I don't hear anyone else asking these questions. The silence horrifies. 

Instead, I hear Bill Clinton talking about ways to restart growth. I see companies scrambling to drive down costs to save their profits in the face of declining sales, producing cheap products that suck in working environments that are inhumane. I sit in meetings where everyone breathes a sigh of relief if our percentages are just a little higher than last year's, and we say, "well, at least we haven't started to slow down yet," in the knowledge that the minute we do, we're dead. I hear European politicians saying things like, "Only growth can lift us out of the Eurozone crisis," but they never say where the growth is going to come from, who is going to buy their exports, or what fuel will power their factories to run faster than they're running now. And then I see reports of entire cities in China, skyscrapes and condominiums and shopping malls, vast and shining and new, without a single person who can afford to live in them. The government is building for the sake of their growth reports, while their citizens live in shacks, five families to one bathroom, not a one of them able to afford the empty prosperity looming above them. 
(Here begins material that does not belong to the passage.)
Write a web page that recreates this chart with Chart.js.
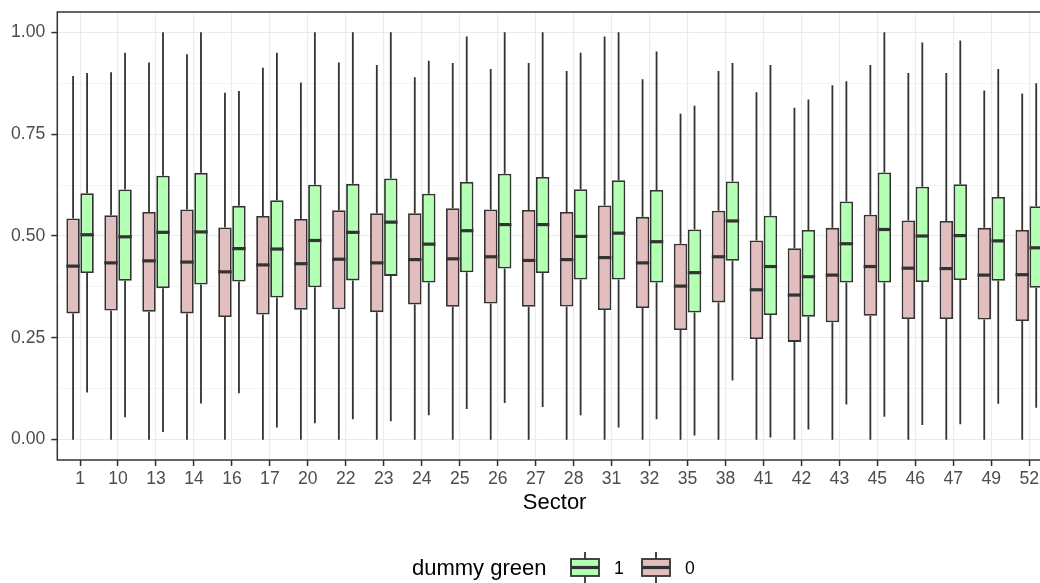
<!DOCTYPE html>
<html>
<head>
<meta charset="utf-8">
<script src="https://cdn.jsdelivr.net/npm/chart.js@4/dist/chart.umd.min.js"></script>
<style>
  html, body { margin: 0; padding: 0; background: #fff; overflow: hidden; }
  #wrap { position: relative; width: 1060px; height: 583px; }
</style>
</head>
<body>
<div id="wrap"><canvas id="boxChart"></canvas></div>
<script>
const sectors = ['1','10','13','14','16','17','20','22','23','24','25','26','27','28','31','32','35','38','41','42','43','45','46','47','49','52'];

// dummy green = 0
const lowerPink  = [0,0,0,0,0,0,0,0,0,0,0,0,0,0,0,0,0,0,0,0,0,0,0,0,0,0];
const q1Pink     = [0.310,0.317,0.314,0.310,0.301,0.307,0.319,0.320,0.313,0.332,0.326,0.334,0.326,0.327,0.318,0.323,0.269,0.337,0.247,0.240,0.288,0.304,0.296,0.296,0.295,0.291];
const medianPink = [0.426,0.434,0.439,0.436,0.412,0.429,0.432,0.443,0.434,0.442,0.444,0.449,0.440,0.442,0.447,0.434,0.377,0.449,0.368,0.355,0.404,0.425,0.421,0.420,0.404,0.405];
const q3Pink     = [0.543,0.551,0.559,0.565,0.521,0.549,0.542,0.563,0.556,0.556,0.568,0.565,0.564,0.559,0.575,0.547,0.481,0.562,0.489,0.470,0.520,0.552,0.538,0.537,0.520,0.515];
const upperPink  = [0.893,0.902,0.926,0.946,0.852,0.913,0.877,0.926,0.920,0.890,0.925,0.910,0.925,0.905,0.990,0.885,0.800,0.905,0.853,0.815,0.870,0.920,0.900,0.900,0.857,0.850];

// dummy green = 1
const lowerGreen  = [0.116,0.055,0.019,0.089,0.114,0.030,0.040,0.050,0.045,0.060,0.075,0.090,0.080,0.060,0.030,0.050,0.010,0.145,0.005,0.025,0.086,0.056,0.036,0.038,0.088,0.078];
const q1Green     = [0.409,0.390,0.372,0.381,0.388,0.349,0.374,0.391,0.402,0.386,0.411,0.420,0.409,0.393,0.393,0.386,0.312,0.439,0.306,0.302,0.386,0.386,0.387,0.392,0.390,0.373];
const medianGreen = [0.503,0.498,0.509,0.510,0.469,0.468,0.489,0.509,0.534,0.480,0.513,0.528,0.528,0.499,0.507,0.486,0.410,0.537,0.425,0.400,0.481,0.516,0.500,0.501,0.488,0.471];
const q3Green     = [0.605,0.614,0.648,0.655,0.574,0.588,0.626,0.628,0.641,0.604,0.633,0.653,0.645,0.615,0.637,0.613,0.516,0.634,0.550,0.515,0.585,0.656,0.621,0.627,0.596,0.573];
const upperGreen  = [0.900,0.950,1.000,1.000,0.856,0.950,1.000,1.000,1.000,0.930,0.990,1.000,1.000,0.950,1.000,0.953,0.820,0.925,0.920,0.835,0.880,1.000,0.975,0.980,0.910,0.875];

const yTicks = [0, 0.125, 0.25, 0.375, 0.5, 0.625, 0.75, 0.875, 1];

const PINK = '#E3BEBE', GREEN = '#B3FFB3', INK = '#333333', GRID = '#EBEBEB';
const FONT = "'Liberation Sans', Arial, sans-serif";
const LW = 1.8, MED_LW = 3.2;
const isMajor = v => Math.abs(v * 4 - Math.round(v * 4)) < 1e-6;

function boxData(q1, q3) { return sectors.map((s, i) => ({ x: i, y: [q1[i], q3[i]] })); }

// whiskers behind the boxes, medians + panel border on top, legend drawn by hand
const boxplotParts = {
  id: 'boxplotParts',
  beforeDatasetsDraw(chart) {
    const ctx = chart.ctx, y = chart.scales.y;
    const sets = [[lowerPink, upperPink, q1Pink, q3Pink], [lowerGreen, upperGreen, q1Green, q3Green]];
    ctx.save();
    ctx.strokeStyle = INK; ctx.lineWidth = LW;
    sets.forEach((s, d) => {
      chart.getDatasetMeta(d).data.forEach((bar, i) => {
        ctx.beginPath();
        ctx.moveTo(bar.x, y.getPixelForValue(s[0][i])); ctx.lineTo(bar.x, y.getPixelForValue(s[2][i]));
        ctx.moveTo(bar.x, y.getPixelForValue(s[3][i])); ctx.lineTo(bar.x, y.getPixelForValue(s[1][i]));
        ctx.stroke();
      });
    });
    ctx.restore();
  },
  afterDatasetsDraw(chart) {
    const ctx = chart.ctx, y = chart.scales.y, a = chart.chartArea;
    ctx.save();
    ctx.strokeStyle = INK; ctx.lineWidth = MED_LW;
    [medianPink, medianGreen].forEach((med, d) => {
      chart.getDatasetMeta(d).data.forEach((bar, i) => {
        const py = y.getPixelForValue(med[i]);
        ctx.beginPath(); ctx.moveTo(bar.x - bar.width / 2, py); ctx.lineTo(bar.x + bar.width / 2, py); ctx.stroke();
      });
    });
    ctx.lineWidth = 1.5;
    ctx.strokeRect(a.left, a.top, a.right - a.left, a.bottom - a.top);
    ctx.restore();
  },
  afterDraw(chart) {
    const ctx = chart.ctx;
    ctx.save();
    ctx.fillStyle = '#000';
    ctx.font = '22px ' + FONT;
    ctx.textBaseline = 'alphabetic';
    ctx.fillText('dummy green', 412, 575);
    const keys = [[GREEN, '1', 571], [PINK, '0', 642]];
    keys.forEach(([fill, label, x0]) => {
      const w = 28, top = 559, h = 17, cx = x0 + w / 2;
      ctx.strokeStyle = INK; ctx.lineWidth = LW;
      ctx.beginPath(); ctx.moveTo(cx, 552); ctx.lineTo(cx, 592); ctx.stroke();
      ctx.fillStyle = fill; ctx.fillRect(x0, top, w, h);
      ctx.strokeRect(x0, top, w, h);
      ctx.lineWidth = MED_LW;
      ctx.beginPath(); ctx.moveTo(x0, top + h / 2); ctx.lineTo(x0 + w, top + h / 2); ctx.stroke();
      ctx.fillStyle = '#000';
      ctx.font = '17.6px ' + FONT;
      ctx.fillText(label, x0 + w + 15, 574);
    });
    ctx.restore();
  }
};

const ctx = document.getElementById('boxChart').getContext('2d');
const chart = new Chart(ctx, {
  type: 'bar',
  data: {
    datasets: [
      { label: '0', data: boxData(q1Pink, q3Pink), backgroundColor: PINK, borderColor: INK, borderWidth: LW, borderSkipped: false },
      { label: '1', data: boxData(q1Green, q3Green), backgroundColor: GREEN, borderColor: INK, borderWidth: LW, borderSkipped: false }
    ]
  },
  options: {
    responsive: true,
    maintainAspectRatio: false,
    animation: false,
    categoryPercentage: 0.737,
    barPercentage: 0.96,
    layout: { padding: { left: 0, right: 8, top: 12, bottom: 63 } },
    plugins: { legend: { display: false }, tooltip: { enabled: false } },
    scales: {
      x: {
        type: 'linear', min: -0.6, max: 25.6, offset: false,
        afterBuildTicks: s => { s.ticks = sectors.map((c, i) => ({ value: i })); },
        afterFit: s => { s.height = 60; s.paddingLeft = 0; s.paddingRight = 0; },
        border: { display: false },
        grid: { offset: false, color: GRID, lineWidth: 1.1, tickColor: INK, tickLength: 6, tickWidth: 1.5 },
        ticks: { autoSkip: false, maxRotation: 0, padding: 3, color: '#4D4D4D', font: { family: FONT, size: 17.6 }, callback: v => sectors[v] },
        title: { display: true, text: 'Sector', color: '#000', font: { family: FONT, size: 22 }, padding: { top: 0, bottom: 4 } }
      },
      y: {
        min: -0.05, max: 1.05,
        afterBuildTicks: s => { s.ticks = yTicks.map(v => ({ value: v })); },
        afterFit: s => { s.width = 57.3; s.paddingTop = 0; s.paddingBottom = 0; },
        border: { display: false },
        grid: {
          color: GRID,
          lineWidth: c => isMajor(c.tick.value) ? 1.1 : 0.55,
          tickColor: c => isMajor(c.tick.value) ? INK : 'rgba(0,0,0,0)',
          tickLength: 6, tickWidth: 1.5
        },
        ticks: { autoSkip: false, padding: 6, color: '#4D4D4D', font: { family: FONT, size: 17.6 }, callback: v => isMajor(v) ? v.toFixed(2) : '' }
      }
    }
  },
  plugins: [boxplotParts]
});
</script>
</body>
</html>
The wealth is there. The buildings are there. Why not just let the people...move in? 

An economic crisis seems like the most artificial folly on the face of the planet. Markets crash; the sun still rises, the tides flow in and out, birds still sing, all oblivious to the fact that debt figures hit some number and stocks are in the tank. An ounce of gold doesn't know it's worth ten times as much because people are desperate. 

This is a collapse of fiction. But it's been such a rewarding fiction, for so long, that we'll struggle to maintain it for as long as we can. We'll give absolutely everything we can to believe our lives can keep going on like this forever. We'll give everything we can, until we have nothing left.